If the freedom of speech is taken away then dumb and silent we may be led, like sheep to the slaughter.

- George Washington

Thursday, 14 October 2010

Chile-related humour

What with all the God this and God that and Praise The Lord the other, I am reminded of an old Jewish joke:

A Rabbi is in a boat out at sea, and a storm blows up. The boat takes on water and begins to sink. He starts to pray: "Lord, when I dedicated my life to you, you promised you would always look after me. Now, when I need you most, please save me from the raging sea and bring me safe to land."

After a short while, he is aware of another boat alongside him. A man on the other boat shouts "Quick, Rabbi - jump across into our boat and you will be safe!"

"No, thank you. The Lord has promised he will save me, and I trust in him." The boat drifts away.

Later, the storm gets even worse, and the boat is being tossed to and fro like a child's toy. And then a lifeboat comes alongside, with searchlights and three lifeboatmen wearing buoyancy vests and holding out a lifebelt. "Come on, Rabbi - grab the lifebelt and we will bring you to our boat and you will be safe!"
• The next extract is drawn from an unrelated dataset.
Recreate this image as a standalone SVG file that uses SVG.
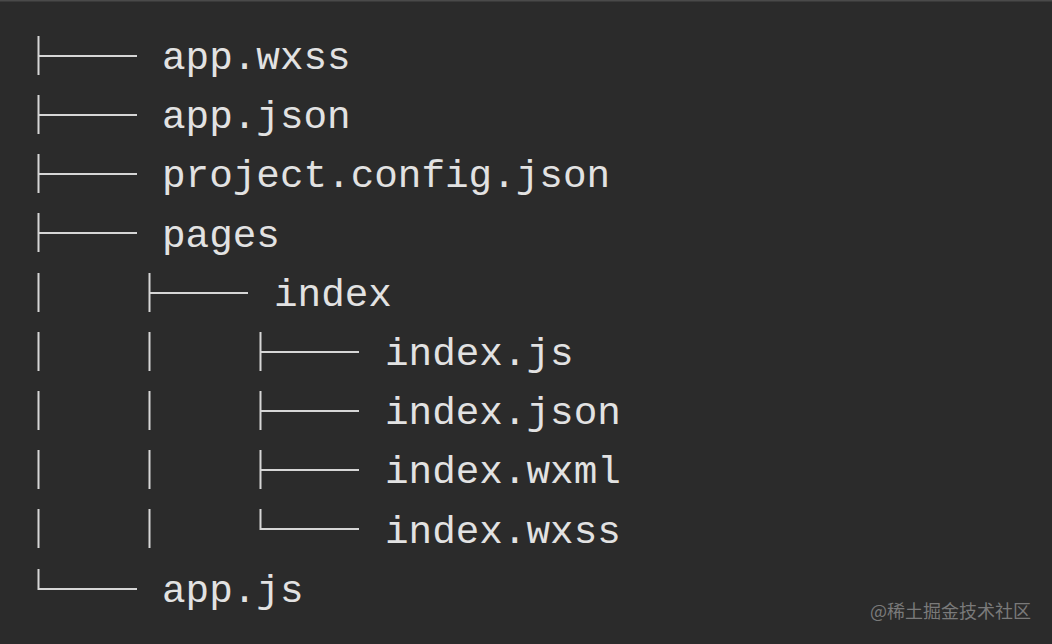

"No, thank you. The Lord has promised he will save me, and I trust in him." The lifeboat waits for a moment and then turns and speeds off.
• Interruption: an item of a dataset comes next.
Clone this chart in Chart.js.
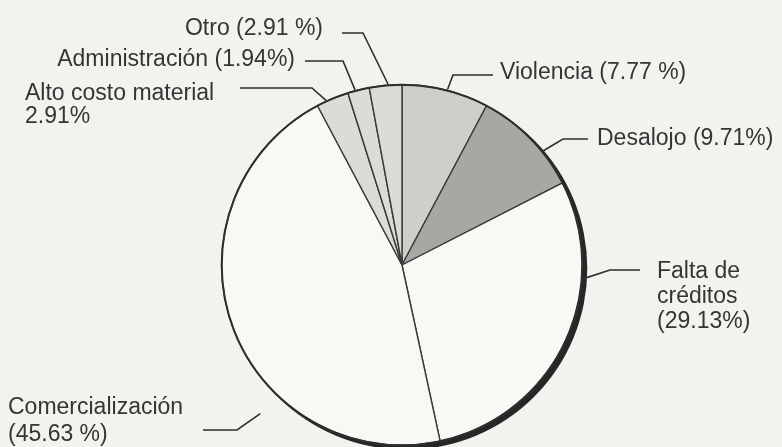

Later, the storm is crashing and thundering around his little boat, the waves are smashing down on the deck and the Rabbi is sure that the end is close. Suddenly, he hears a noise above him, looks up and sees a helicopter. The winchman looks down and shouts at him through a loudhailer:

"Stay where you are, Rabbi, and I will come down with a harness for you, and we will take you to safety!"

"No, thank you. The Lord has promised he will save me, and I trust in him." The helicopter hovers for a while, but the crew see he is determined, and eventually it moves away and out of sight.

A moment later, a huge wave capsizes the boat and the Rabbi is drowned.

Soggy and bedraggled, he enters Heaven and meets God.

"Lord, Lord, you promised me that if I dedicated my life to you, you would always look after me! Why, when I needed you so badly, did you let me down?"

"Well, Rabbi - I sent you two boats and a fucking helicopter. What more did you expect?"
What brought those miners to safety against incredible odds was not some divine intervention. It was the skill, experience, professionalism, expertise and sheer dogged determination of the rescue team. Watching it made me proud to belong to the human race.

You can argue where those qualities came from for as long as you like, of course. But let's not dismiss the contribution of the drilling teams, the paramedics, the engineers and the winchmen. If God was at work at the San Jose mine, it was through real flesh-and-blood people.


  1. The old ones are the best. The first time I heard that one is was about catholic priest.

    You are dead right about who was responsible for getting the miners out.

  2. Yes, it's not exactly recent. But I felt it fitted the circs.

    And, of course, if God masterminded the rescue, who caused the collapse?

  3. Maybe God caused the collapse so he could get kudos for the rescue. If so, it seems to have worked.

  4. That's a bit of a dangerous way to build your reputation. Somebody could have been hurt.